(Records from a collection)
----

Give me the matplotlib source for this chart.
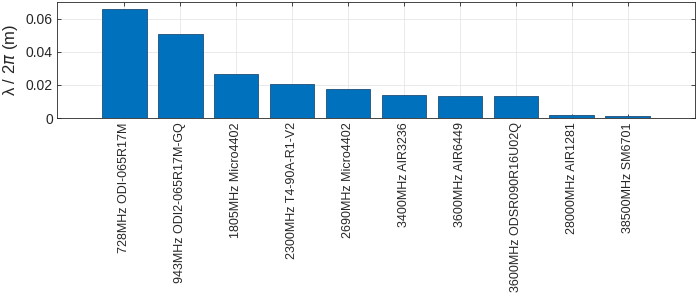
import matplotlib
matplotlib.use("Agg")
import matplotlib.pyplot as plt

categories = ["728MHz ODI-065R17M", "943MHz ODI2-065R17M-GQ", "1805MHz Micro4402",
              "2300MHz T4-90A-R1-V2", "2690MHz Micro4402", "3400MHz AIR3236",
              "3600MHz AIR6449", "3600MHz ODSR090R16U02Q", "28000MHz AIR1281",
              "38500MHz SM6701"]
values = [0.0655, 0.0506, 0.0264, 0.0207, 0.0177, 0.0140, 0.0133, 0.0133, 0.0017, 0.0012]
yticks = [0, 0.02, 0.04, 0.06]
ytick_labels = ["0", "0.02", "0.04", "0.06"]

plt.rcParams['font.family'] = ['Liberation Sans', 'DejaVu Sans']
fig = plt.figure(figsize=(6.99, 2.97), dpi=100)
ax = fig.add_axes([57/699, 1-118/297, (695-57)/699, 116/297])
x = list(range(len(categories)))
ax.bar(x, values, width=0.8, color="#0072BD", edgecolor="#1f4e79", linewidth=0.6, zorder=3)
ax.set_xlim(-1.2, len(categories) - 1 + 1.2)
ax.set_ylim(0, 0.07)
ax.set_yticks(yticks)
ax.set_yticklabels(ytick_labels, fontsize=10, color="#262626")
ax.set_xticks(x)
ax.set_xticklabels(categories, rotation=90, fontsize=9, color="#262626")
ax.grid(True, color="#e6e6e6", linewidth=0.6, zorder=0)
ax.set_axisbelow(True)
ax.tick_params(direction="in", top=True, right=True, length=3, width=0.6, colors="#262626", pad=3)
for s in ax.spines.values():
    s.set_color("#262626")
    s.set_linewidth(0.6)
ax.set_ylabel("\u03bb / 2$\\pi$ (m)", fontsize=12, color="#262626", labelpad=4)
fig.savefig("out.png", dpi=100)
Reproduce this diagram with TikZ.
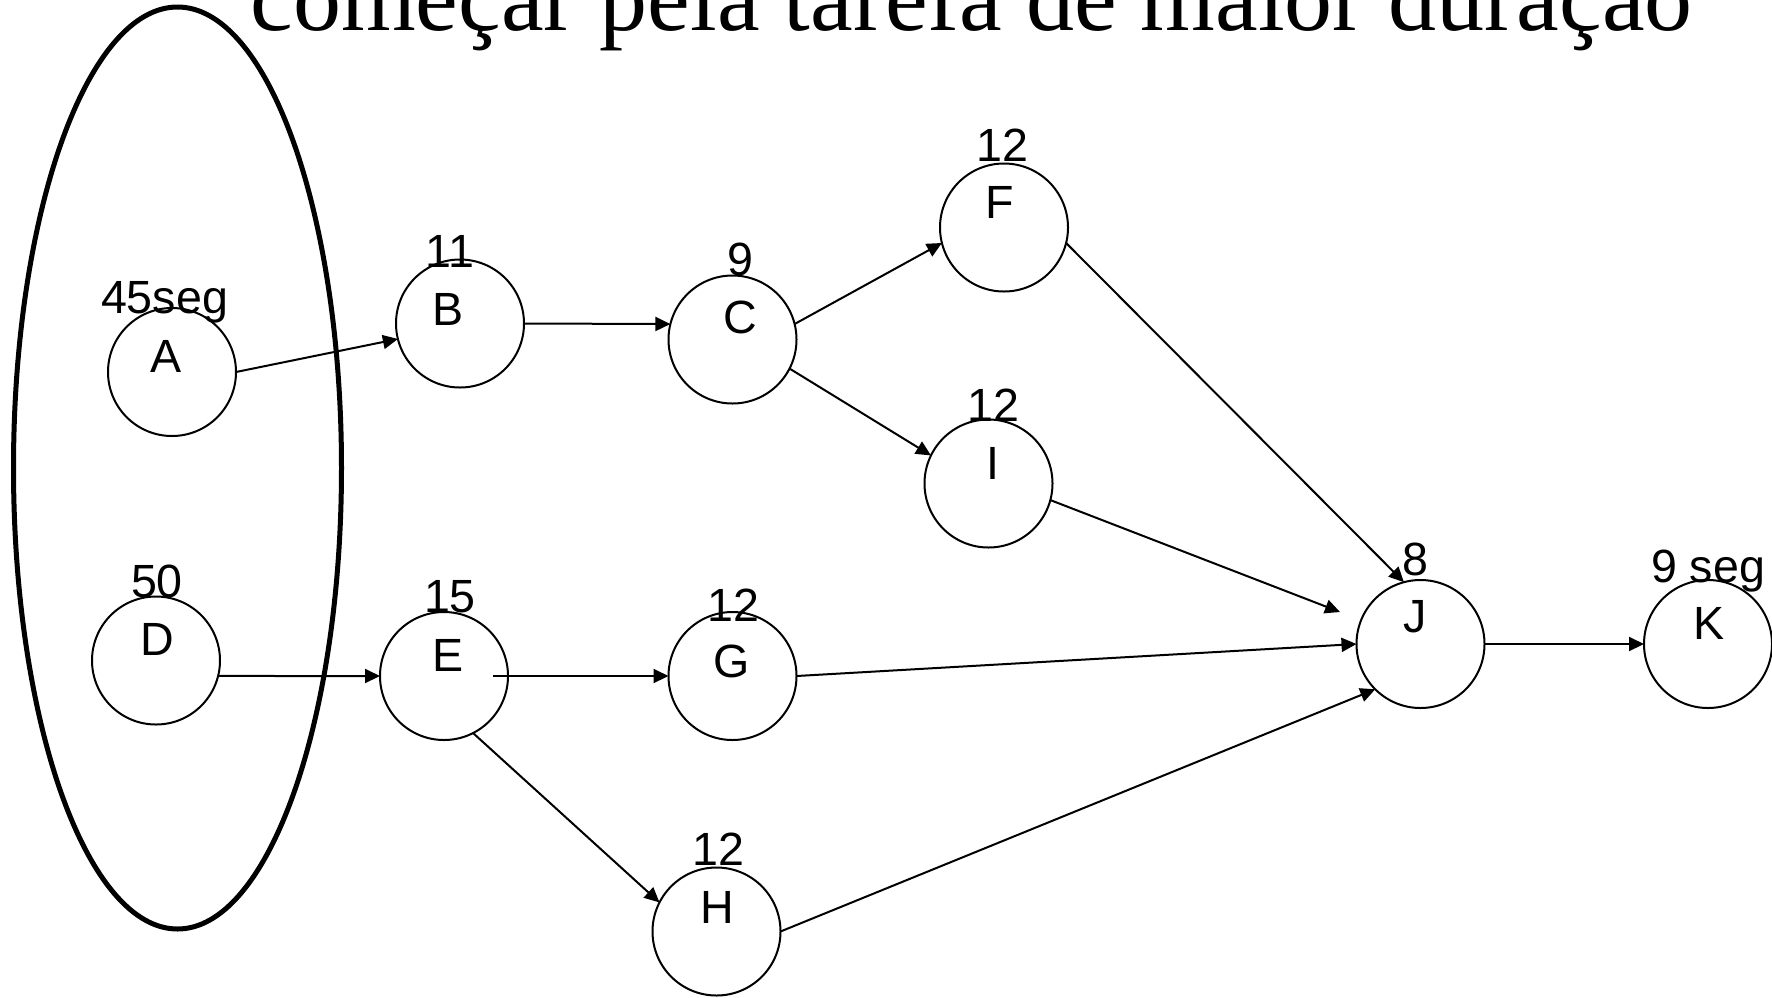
\documentclass[tikz,border=0pt]{standalone}
\usepackage{fontspec}
\setmainfont{Liberation Serif}
\newfontfamily\arialf{Liberation Sans}
\usetikzlibrary{arrows.meta,calc}
\begin{document}
\begin{tikzpicture}[x=0.5pt,y=-0.5pt,
  task/.style={circle,draw,line width=1pt,minimum size=64pt,inner sep=0pt,outer sep=0pt},
  lbl/.style={inner sep=0pt,anchor=base,font=\arialf\fontsize{23.3}{28}\selectfont},
  ttl/.style={inner sep=0pt,anchor=base,font=\fontsize{48}{56}\selectfont},
  arr/.style={line width=1pt,-{Triangle[length=7.5pt,width=7pt]}},
  grp/.style={line width=2.5pt}]
\useasboundingbox (0,0) rectangle (1772,997);
\fill[white] (0,0) rectangle (1772,997);
% title
\node[ttl] (title) at (971.5,30) {começar pela tarefa de maior duração};
% group ellipse
\draw[grp] (177.5,468) ellipse [x radius=164, y radius=461];
% task circles
\node[task] (A) at (172,372) {};
\node[task] (B) at (460,323.5) {};
\node[task] (C) at (732.5,339.5) {};
\node[task] (F) at (1004,227.5) {};
\node[task] (I) at (988.5,483.5) {};
\node[task] (D) at (156,660.5) {};
\node[task] (E) at (444,676) {};
\node[task] (G) at (732.5,676) {};
\node[task] (H) at (716.5,931.5) {};
\node[task] (J) at (1420.5,644) {};
\node[task] (K) at (1708,644) {};
% letters
\node[lbl] (At) at (166,372) {A};
\node[lbl] (Bt) at (448,325) {B};
\node[lbl] (Ct) at (740,333) {C};
\node[lbl] (Ft) at (1000,218) {F};
\node[lbl] (It) at (993,479) {I};
\node[lbl] (Dt) at (157,655) {D};
\node[lbl] (Et) at (448,671) {E};
\node[lbl] (Gt) at (732,677) {G};
\node[lbl] (Ht) at (717,923) {H};
\node[lbl] (Jt) at (1415,632) {J};
\node[lbl] (Kt) at (1709,639) {K};
% durations
\node[lbl] (An) at (164.5,313) {45seg};
\node[lbl] (Bn) at (450,267) {11};
\node[lbl] (Cn) at (740,275) {9};
\node[lbl] (Fn) at (1002,161) {12};
\node[lbl] (In) at (993,421) {12};
\node[lbl] (Dn) at (157,597) {50};
\node[lbl] (En) at (450,612) {15};
\node[lbl] (Gn) at (733,621) {12};
\node[lbl] (Hn) at (718,865) {12};
\node[lbl] (Jn) at (1415,575) {8};
\node[lbl] (Kn) at (1708,582) {9 seg};
% free ends
\coordinate (Jin) at ($(J)+(-80.5,-32)$);
\coordinate (Eout) at ($(E)+(49,0)$);
% connectors
\draw[arr] (A.east) -- (B.194);
\draw[arr] (B.east) -- (C.166);
\draw[arr] (C.14) -- (F.194);
\draw[arr] (C.333) -- (I.154);
\draw[arr] (F.346) -- (J.105);
\draw[arr] (I.345) -- (Jin);
\draw[arr] (G.east) -- (J.west);
\draw[arr] (H.east) -- (J.225);
\draw[arr] (J.east) -- (K.west);
\draw[arr] (D.346) -- (E.west);
\draw[arr] (Eout) -- (G.west);
\draw[arr] (E.297) -- (H.153);
\end{tikzpicture}
\end{document}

----

**DESCRIPTION OF THE TASK**.
From the records given above, reproduce all text exactly and exclude each picture.

**FINISHED ANSWER**.
Give me the matplotlib source for this chart.
import matplotlib
matplotlib.use("Agg")
import matplotlib.pyplot as plt

categories = ["728MHz ODI-065R17M", "943MHz ODI2-065R17M-GQ", "1805MHz Micro4402",
              "2300MHz T4-90A-R1-V2", "2690MHz Micro4402", "3400MHz AIR3236",
              "3600MHz AIR6449", "3600MHz ODSR090R16U02Q", "28000MHz AIR1281",
              "38500MHz SM6701"]
values = [0.0655, 0.0506, 0.0264, 0.0207, 0.0177, 0.0140, 0.0133, 0.0133, 0.0017, 0.0012]
yticks = [0, 0.02, 0.04, 0.06]
ytick_labels = ["0", "0.02", "0.04", "0.06"]

plt.rcParams['font.family'] = ['Liberation Sans', 'DejaVu Sans']
fig = plt.figure(figsize=(6.99, 2.97), dpi=100)
ax = fig.add_axes([57/699, 1-118/297, (695-57)/699, 116/297])
x = list(range(len(categories)))
ax.bar(x, values, width=0.8, color="#0072BD", edgecolor="#1f4e79", linewidth=0.6, zorder=3)
ax.set_xlim(-1.2, len(categories) - 1 + 1.2)
ax.set_ylim(0, 0.07)
ax.set_yticks(yticks)
ax.set_yticklabels(ytick_labels, fontsize=10, color="#262626")
ax.set_xticks(x)
ax.set_xticklabels(categories, rotation=90, fontsize=9, color="#262626")
ax.grid(True, color="#e6e6e6", linewidth=0.6, zorder=0)
ax.set_axisbelow(True)
ax.tick_params(direction="in", top=True, right=True, length=3, width=0.6, colors="#262626", pad=3)
for s in ax.spines.values():
    s.set_color("#262626")
    s.set_linewidth(0.6)
ax.set_ylabel("\u03bb / 2$\\pi$ (m)", fontsize=12, color="#262626", labelpad=4)
fig.savefig("out.png", dpi=100)
Reproduce this diagram with TikZ.
\documentclass[tikz,border=0pt]{standalone}
\usepackage{fontspec}
\setmainfont{Liberation Serif}
\newfontfamily\arialf{Liberation Sans}
\usetikzlibrary{arrows.meta,calc}
\begin{document}
\begin{tikzpicture}[x=0.5pt,y=-0.5pt,
  task/.style={circle,draw,line width=1pt,minimum size=64pt,inner sep=0pt,outer sep=0pt},
  lbl/.style={inner sep=0pt,anchor=base,font=\arialf\fontsize{23.3}{28}\selectfont},
  ttl/.style={inner sep=0pt,anchor=base,font=\fontsize{48}{56}\selectfont},
  arr/.style={line width=1pt,-{Triangle[length=7.5pt,width=7pt]}},
  grp/.style={line width=2.5pt}]
\useasboundingbox (0,0) rectangle (1772,997);
\fill[white] (0,0) rectangle (1772,997);
% title
\node[ttl] (title) at (971.5,30) {começar pela tarefa de maior duração};
% group ellipse
\draw[grp] (177.5,468) ellipse [x radius=164, y radius=461];
% task circles
\node[task] (A) at (172,372) {};
\node[task] (B) at (460,323.5) {};
\node[task] (C) at (732.5,339.5) {};
\node[task] (F) at (1004,227.5) {};
\node[task] (I) at (988.5,483.5) {};
\node[task] (D) at (156,660.5) {};
\node[task] (E) at (444,676) {};
\node[task] (G) at (732.5,676) {};
\node[task] (H) at (716.5,931.5) {};
\node[task] (J) at (1420.5,644) {};
\node[task] (K) at (1708,644) {};
% letters
\node[lbl] (At) at (166,372) {A};
\node[lbl] (Bt) at (448,325) {B};
\node[lbl] (Ct) at (740,333) {C};
\node[lbl] (Ft) at (1000,218) {F};
\node[lbl] (It) at (993,479) {I};
\node[lbl] (Dt) at (157,655) {D};
\node[lbl] (Et) at (448,671) {E};
\node[lbl] (Gt) at (732,677) {G};
\node[lbl] (Ht) at (717,923) {H};
\node[lbl] (Jt) at (1415,632) {J};
\node[lbl] (Kt) at (1709,639) {K};
% durations
\node[lbl] (An) at (164.5,313) {45seg};
\node[lbl] (Bn) at (450,267) {11};
\node[lbl] (Cn) at (740,275) {9};
\node[lbl] (Fn) at (1002,161) {12};
\node[lbl] (In) at (993,421) {12};
\node[lbl] (Dn) at (157,597) {50};
\node[lbl] (En) at (450,612) {15};
\node[lbl] (Gn) at (733,621) {12};
\node[lbl] (Hn) at (718,865) {12};
\node[lbl] (Jn) at (1415,575) {8};
\node[lbl] (Kn) at (1708,582) {9 seg};
% free ends
\coordinate (Jin) at ($(J)+(-80.5,-32)$);
\coordinate (Eout) at ($(E)+(49,0)$);
% connectors
\draw[arr] (A.east) -- (B.194);
\draw[arr] (B.east) -- (C.166);
\draw[arr] (C.14) -- (F.194);
\draw[arr] (C.333) -- (I.154);
\draw[arr] (F.346) -- (J.105);
\draw[arr] (I.345) -- (Jin);
\draw[arr] (G.east) -- (J.west);
\draw[arr] (H.east) -- (J.225);
\draw[arr] (J.east) -- (K.west);
\draw[arr] (D.346) -- (E.west);
\draw[arr] (Eout) -- (G.west);
\draw[arr] (E.297) -- (H.153);
\end{tikzpicture}
\end{document}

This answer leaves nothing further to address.